Of course, one person’s weed is another's flower or foraged dinner. While I will eagerly pull tangles of bindweed vine, crabgrass, and succulent purslane from the soil, I delight in the bright yellow tufts of dandelions in my lawn, and let fleabane’s tiny composite flowers bloom among my perennials. I think they’re as beautiful as many of the flowers I cultivate.
So, what is a weed? Webster’s calls it “an introduced plant growing in ground that is or has been under cultivation usu. to the detriment of the crop or to the disfigurement of the place.” Taking such guidance to heart, I guess I know one when I see one. It’s all about the plant and its context. Ultimately, a weed is a plant growing where it’s not wanted.
A more ecological view might consider a weed as a plant that easily germinates and grows well in areas that are disturbed by clearing and construction that results in soil compaction, harsh sunlight, and drought regimes.
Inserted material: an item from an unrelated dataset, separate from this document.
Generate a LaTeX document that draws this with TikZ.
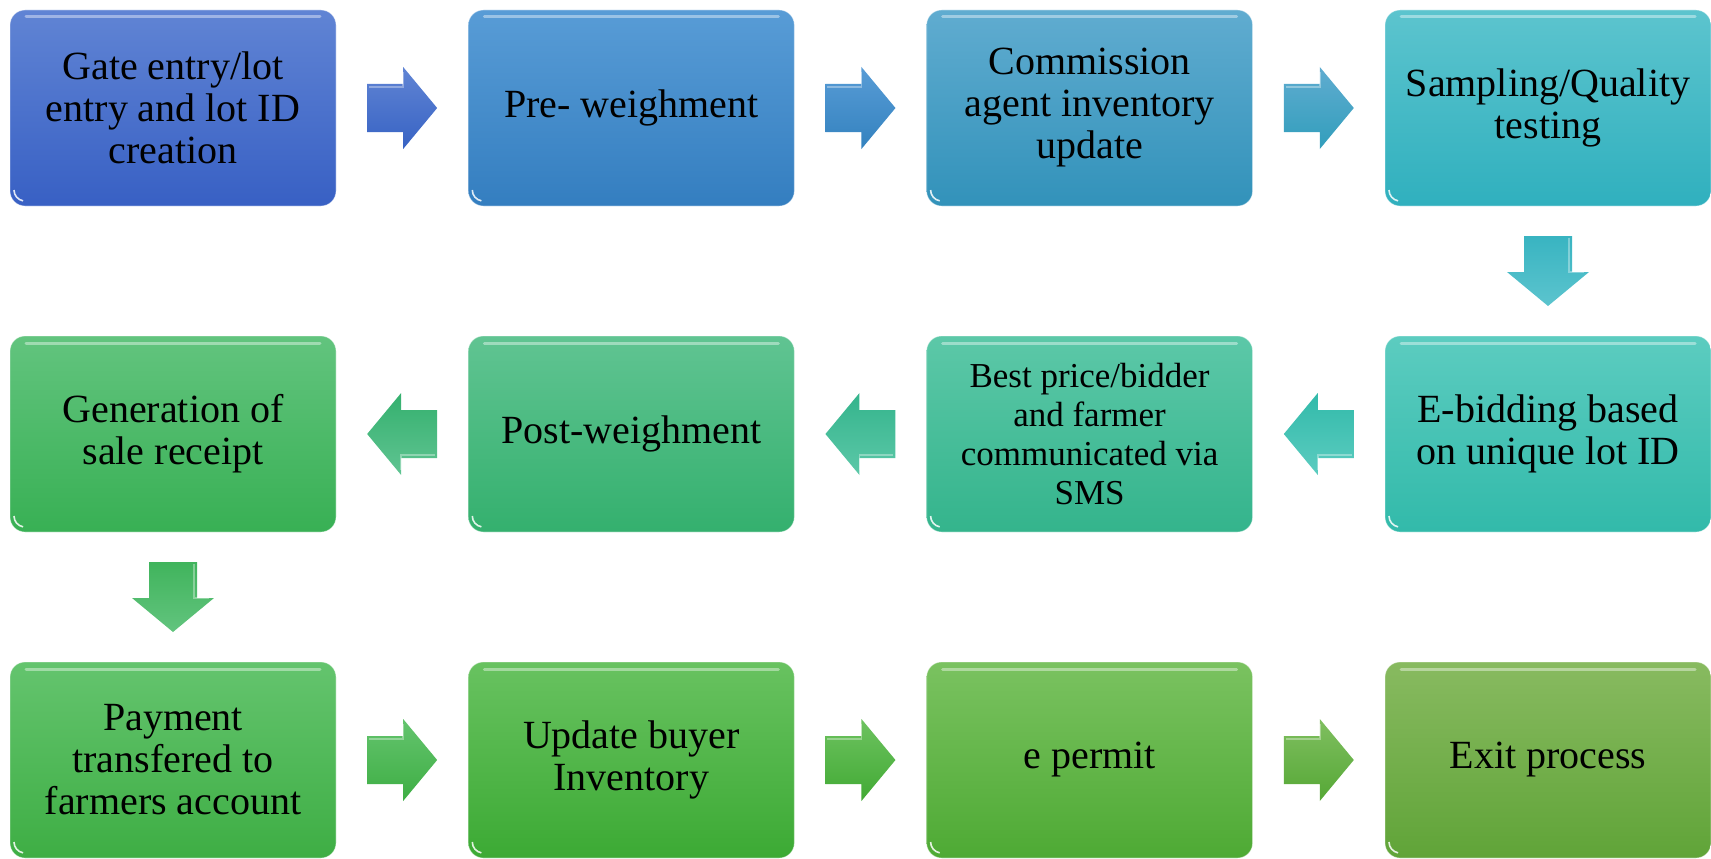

Very often these weeds are introduced from elsewhere and, lacking natural restraints, outcompete native species. That’s why weeds grow so well along roadsides. Their flowers can be undeniably beautiful, like white clusters of Queen Anne’s lace, or chicory’s soft blue, daisy-like blooms. As early 1672, John Josselyn’s New-England’s Rarities Discovered noted over twenty European weeds commonly found in Massachusetts, including many that are still ubiquitous, like mullein and plantain.
Weeds grow where nothing else will. They grab hold in the most hostile places. But that’s why I find them so admirable. I look for them wherever I go, often in the most unlikely places. Commonly they’re found in sidewalk and street pavement cracks, almost as if they are welling up from below like a percolating liquid. They grow out of fissures in walls, and where curbs meet a road’s edge. I also see them flourishing in rain gutters along the eaves of buildings, and popping out of chimneys. Sometimes, weeds will cover much of a roof, especially flat ones. But even a pitched roof can be can be sheathed in moss, especially if it’s well shaded.
Weeds have a bad rap, and deservedly so in many cases. Often highly invasive, they can choke out native species, damage infrastructure, and destroy crops. But they can also bring us beauty and illustrate characteristics we might admire in other contexts, like an ability to seize opportunities in the most adverse circumstances. All the mechanical, chemical and other means we use to make war on weeds will not eliminate them. So even as we fight a never-ending battle, we might as well look for them in unusual places, and acknowledge that we have an adversary worthy of our attention.